Last week, the Senate GOP cobbled together a list of longstanding Republican priorities — such as repealing the Affordable Care Act and amending the Constitution to lock Tea Party fiscal policy in place permanently — called it a “jobs” bill and hoped that this hodgepodge of old ideas would distract from President Obama’s popular jobs plan. Interestingly, this grab bag of old right-wing ideas includes a tort reform bill called the “Medical Care Access Protection Act,” which imposes Texas-style damages caps on medical malpractice suits. A handful of tenther lawmakers opposed this bill because it violates their overarching principle that nearly everything the federal government does violates the 10th Amendment. By including this proposal in its high profile attempt to take attention from Obama’s jobs plan, the Senate GOP sends a pretty clear message that they don’t actually care about tentherism — they only pretend to care in order to use the 10th Amendment as a weapon against President Obama.
It’s hardly shocking to discover that Senate Republicans view the Constitution as nothing more than a ball of clay that can be molded into whatever shape they want it to take, but it’s worth noting just how expansively these GOP lawmakers view their own constitutional authority. Far from accepting the tenther view that nearly everything is unconstitutional, the Medical Care Access Protection Act endorses a theory of federal power that is more expansive than that taken by any the Supreme Court:
(2) EFFECT ON INTERSTATE COMMERCE- Congress finds that the health care and insurance industries are industries affecting interstate commerce and the health care liability litigation systems existing throughout the United States are activities that affect interstate commerce by contributing to the high costs of health care and premiums for health care liability insurance purchased by health care system providers.
The reason for this segment of the bill is to invoke Congress’ power to “regulate commerce…among the several states” in order to justify the bill under the Constitution. The problem with this justification, however, is that the Supreme Court unanimously rejected the view that Congress may regulate any matter that simply “affects” commerce. In United States v. Lopez the majority said Congress can regulate matters that have a “substantial” effect on interstate commerce, and the dissenters said that Congress can regulate matters that have a “significant” effect on interstate commerce. The Senate GOP, by contrast, seems to believe it can do anything at all so long its actions have some miniscule impact on the nation’s economy.
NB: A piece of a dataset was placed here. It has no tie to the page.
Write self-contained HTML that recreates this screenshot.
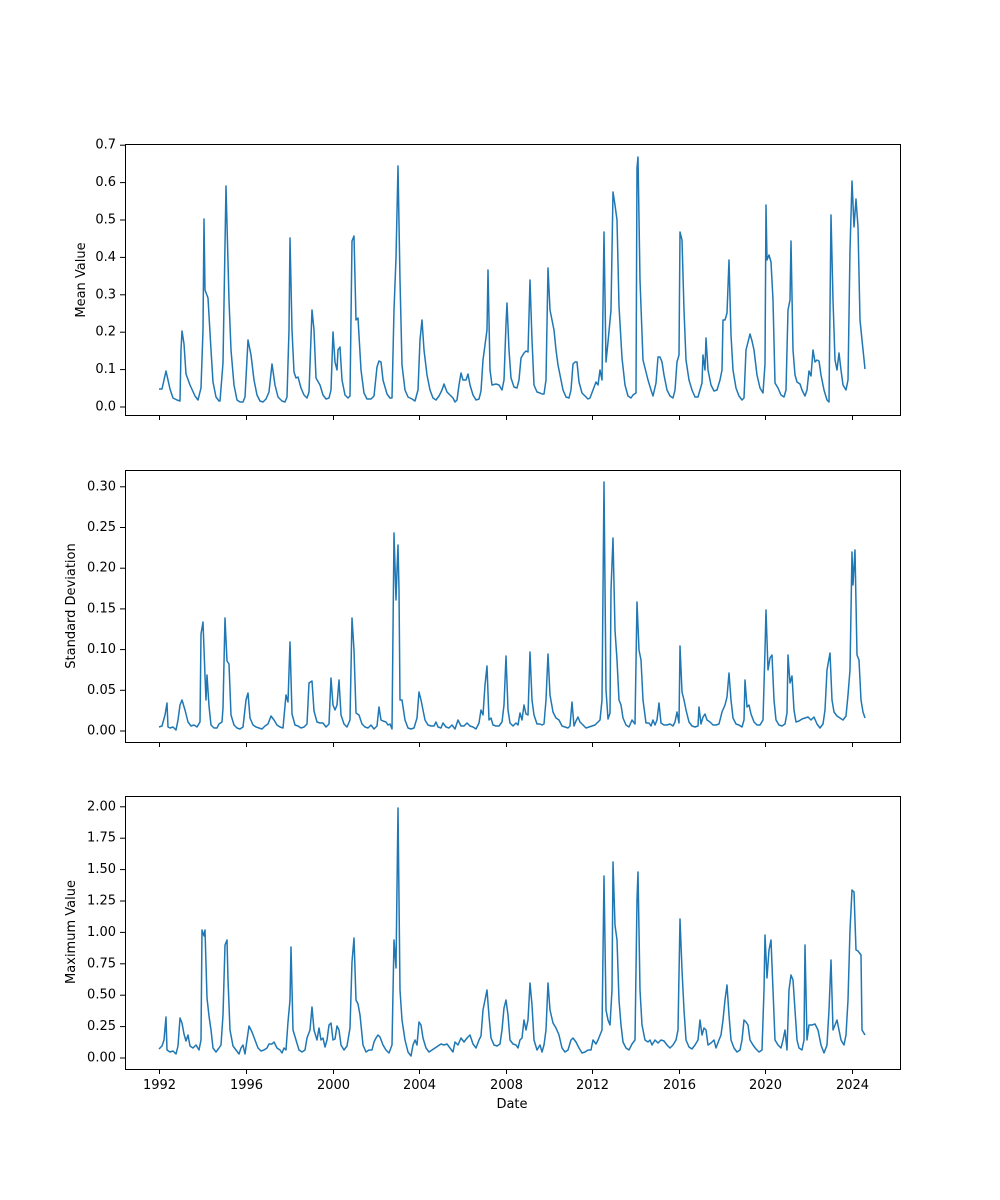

This view is obviously not compatible with the view Senate Republicans took in the amicus brief they filed in the Affordable Care Act litigation, where the overwhelming majority of the GOP caucus endorsed the view that a comprehensive regulation of the entire national health care market is somehow not a constitutional regulation of interstate commerce. Indeed, the Senate GOP’s own lawyer — the author of their brief attacking health reform — has a lengthy post at the National Review slamming their decision to prefer tort reform to tentherism.
Ultimately, however, expecting these lawmakers to take a principled stance on the Constitution is a fool’s errand. When they want to legislate, they believe the Constitution gives them all the power they need. But when President Obama wants to pass new laws, they’re happy to embrace a fringe reading of the Constitution in order to sabotage the president’s agenda.